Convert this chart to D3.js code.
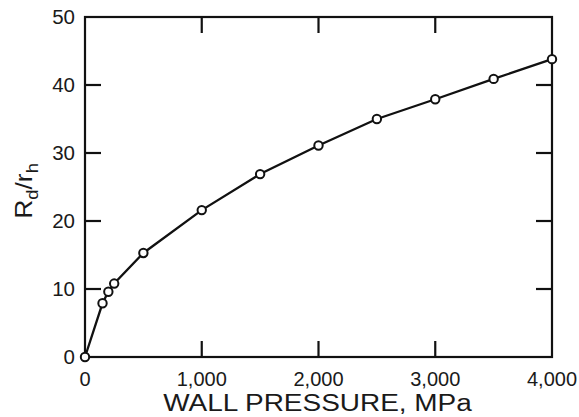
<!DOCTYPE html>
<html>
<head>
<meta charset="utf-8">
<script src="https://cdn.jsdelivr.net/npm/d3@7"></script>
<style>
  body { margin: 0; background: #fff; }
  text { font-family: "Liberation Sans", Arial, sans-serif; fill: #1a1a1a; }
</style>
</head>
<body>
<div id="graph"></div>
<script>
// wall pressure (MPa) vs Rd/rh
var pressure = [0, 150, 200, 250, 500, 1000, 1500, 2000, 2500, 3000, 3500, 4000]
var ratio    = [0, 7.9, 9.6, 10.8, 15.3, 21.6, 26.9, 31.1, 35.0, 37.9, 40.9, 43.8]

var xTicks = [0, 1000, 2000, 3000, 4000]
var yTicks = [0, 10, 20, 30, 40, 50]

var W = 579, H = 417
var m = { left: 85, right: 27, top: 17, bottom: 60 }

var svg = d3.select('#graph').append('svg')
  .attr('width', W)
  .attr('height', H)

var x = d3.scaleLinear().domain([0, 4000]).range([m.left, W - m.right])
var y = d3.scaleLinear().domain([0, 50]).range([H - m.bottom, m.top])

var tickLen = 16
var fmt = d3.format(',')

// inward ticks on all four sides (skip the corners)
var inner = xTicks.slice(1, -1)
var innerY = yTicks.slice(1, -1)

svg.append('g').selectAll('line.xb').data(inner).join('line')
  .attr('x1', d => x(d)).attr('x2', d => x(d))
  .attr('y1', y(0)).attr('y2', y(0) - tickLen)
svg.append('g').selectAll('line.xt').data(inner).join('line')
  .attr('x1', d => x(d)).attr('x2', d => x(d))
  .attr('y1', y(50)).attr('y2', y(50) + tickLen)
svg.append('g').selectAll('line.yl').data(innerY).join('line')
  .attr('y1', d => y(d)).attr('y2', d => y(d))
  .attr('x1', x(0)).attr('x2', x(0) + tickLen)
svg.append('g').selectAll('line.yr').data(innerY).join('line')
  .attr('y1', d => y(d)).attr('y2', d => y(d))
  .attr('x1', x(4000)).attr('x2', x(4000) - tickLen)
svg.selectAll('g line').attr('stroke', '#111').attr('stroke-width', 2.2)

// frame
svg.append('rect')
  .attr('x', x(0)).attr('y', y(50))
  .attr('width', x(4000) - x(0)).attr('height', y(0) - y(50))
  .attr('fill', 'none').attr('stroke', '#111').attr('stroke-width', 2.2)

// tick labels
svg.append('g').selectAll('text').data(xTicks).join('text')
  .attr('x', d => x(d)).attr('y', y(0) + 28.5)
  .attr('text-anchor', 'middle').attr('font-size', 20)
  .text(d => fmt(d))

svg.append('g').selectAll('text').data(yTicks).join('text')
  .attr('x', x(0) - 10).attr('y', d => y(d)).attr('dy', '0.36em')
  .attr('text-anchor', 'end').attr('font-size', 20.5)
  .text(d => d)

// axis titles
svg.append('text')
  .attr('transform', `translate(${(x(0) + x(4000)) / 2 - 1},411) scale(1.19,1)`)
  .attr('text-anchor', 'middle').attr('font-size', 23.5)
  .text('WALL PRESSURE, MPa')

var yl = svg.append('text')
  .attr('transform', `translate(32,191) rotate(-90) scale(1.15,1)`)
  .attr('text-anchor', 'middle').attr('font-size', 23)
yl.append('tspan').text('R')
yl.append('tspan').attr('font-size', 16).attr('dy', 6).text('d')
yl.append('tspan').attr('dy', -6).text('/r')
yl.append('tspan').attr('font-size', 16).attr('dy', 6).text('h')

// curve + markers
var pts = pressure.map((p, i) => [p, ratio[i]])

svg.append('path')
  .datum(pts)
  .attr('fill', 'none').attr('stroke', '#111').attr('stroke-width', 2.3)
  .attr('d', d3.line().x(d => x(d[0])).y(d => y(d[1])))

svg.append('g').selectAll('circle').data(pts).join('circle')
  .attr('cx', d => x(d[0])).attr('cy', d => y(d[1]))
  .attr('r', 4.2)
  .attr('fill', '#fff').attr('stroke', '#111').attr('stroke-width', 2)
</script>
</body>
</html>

__________

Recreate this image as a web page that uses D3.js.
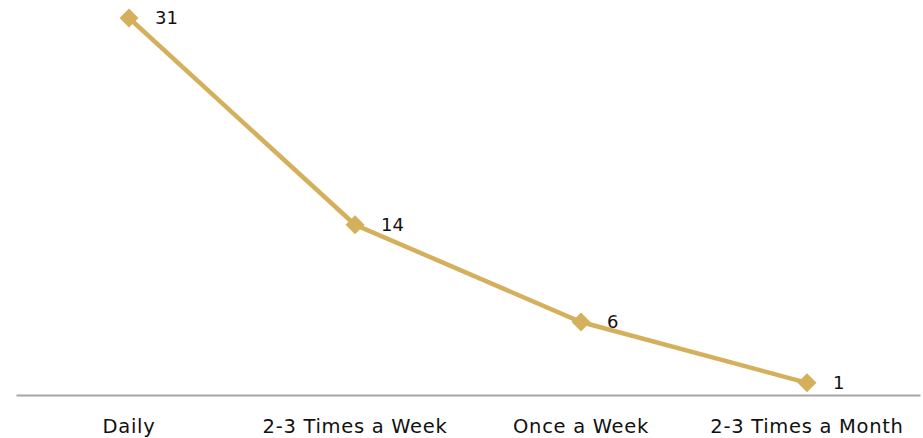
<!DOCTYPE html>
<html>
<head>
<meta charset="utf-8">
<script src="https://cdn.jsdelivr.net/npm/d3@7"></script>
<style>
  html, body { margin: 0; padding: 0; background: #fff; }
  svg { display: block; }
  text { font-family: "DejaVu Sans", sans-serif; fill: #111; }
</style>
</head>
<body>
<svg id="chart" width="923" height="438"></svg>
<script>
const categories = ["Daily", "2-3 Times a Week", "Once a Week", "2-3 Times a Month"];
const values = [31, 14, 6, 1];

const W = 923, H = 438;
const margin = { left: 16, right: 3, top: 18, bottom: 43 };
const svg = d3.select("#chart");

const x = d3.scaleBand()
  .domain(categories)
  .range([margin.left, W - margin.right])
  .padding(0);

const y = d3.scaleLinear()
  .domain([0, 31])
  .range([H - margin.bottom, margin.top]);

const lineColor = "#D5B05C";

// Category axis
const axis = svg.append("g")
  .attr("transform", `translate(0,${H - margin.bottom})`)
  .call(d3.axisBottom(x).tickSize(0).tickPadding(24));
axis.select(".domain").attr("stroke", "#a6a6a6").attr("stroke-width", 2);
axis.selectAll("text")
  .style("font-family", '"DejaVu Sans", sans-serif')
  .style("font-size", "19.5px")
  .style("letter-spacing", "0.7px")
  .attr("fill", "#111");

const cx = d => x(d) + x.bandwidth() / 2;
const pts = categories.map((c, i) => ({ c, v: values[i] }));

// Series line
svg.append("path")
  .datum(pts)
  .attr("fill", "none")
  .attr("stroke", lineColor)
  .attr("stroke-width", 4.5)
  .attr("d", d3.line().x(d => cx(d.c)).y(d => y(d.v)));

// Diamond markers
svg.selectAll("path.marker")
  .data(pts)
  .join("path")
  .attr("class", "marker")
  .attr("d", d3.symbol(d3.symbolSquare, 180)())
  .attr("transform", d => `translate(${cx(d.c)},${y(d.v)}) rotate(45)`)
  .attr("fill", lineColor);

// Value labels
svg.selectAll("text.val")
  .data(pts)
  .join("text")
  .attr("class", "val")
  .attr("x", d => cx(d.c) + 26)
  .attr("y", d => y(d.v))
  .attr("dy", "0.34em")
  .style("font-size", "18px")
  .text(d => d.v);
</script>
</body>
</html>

__________

**SET PROBLEM**. Please quote only the span of lines whose first line contains "Recreate this image" and whose last line contains "cx(d.c)).y(d => y(d.v)));", leaving every picture out.

**ANSWER FOR THIS EXERCISE**.
Recreate this image as a web page that uses D3.js.
<!DOCTYPE html>
<html>
<head>
<meta charset="utf-8">
<script src="https://cdn.jsdelivr.net/npm/d3@7"></script>
<style>
  html, body { margin: 0; padding: 0; background: #fff; }
  svg { display: block; }
  text { font-family: "DejaVu Sans", sans-serif; fill: #111; }
</style>
</head>
<body>
<svg id="chart" width="923" height="438"></svg>
<script>
const categories = ["Daily", "2-3 Times a Week", "Once a Week", "2-3 Times a Month"];
const values = [31, 14, 6, 1];

const W = 923, H = 438;
const margin = { left: 16, right: 3, top: 18, bottom: 43 };
const svg = d3.select("#chart");

const x = d3.scaleBand()
  .domain(categories)
  .range([margin.left, W - margin.right])
  .padding(0);

const y = d3.scaleLinear()
  .domain([0, 31])
  .range([H - margin.bottom, margin.top]);

const lineColor = "#D5B05C";

// Category axis
const axis = svg.append("g")
  .attr("transform", `translate(0,${H - margin.bottom})`)
  .call(d3.axisBottom(x).tickSize(0).tickPadding(24));
axis.select(".domain").attr("stroke", "#a6a6a6").attr("stroke-width", 2);
axis.selectAll("text")
  .style("font-family", '"DejaVu Sans", sans-serif')
  .style("font-size", "19.5px")
  .style("letter-spacing", "0.7px")
  .attr("fill", "#111");

const cx = d => x(d) + x.bandwidth() / 2;
const pts = categories.map((c, i) => ({ c, v: values[i] }));

// Series line
svg.append("path")
  .datum(pts)
  .attr("fill", "none")
  .attr("stroke", lineColor)
  .attr("stroke-width", 4.5)
  .attr("d", d3.line().x(d => cx(d.c)).y(d => y(d.v)));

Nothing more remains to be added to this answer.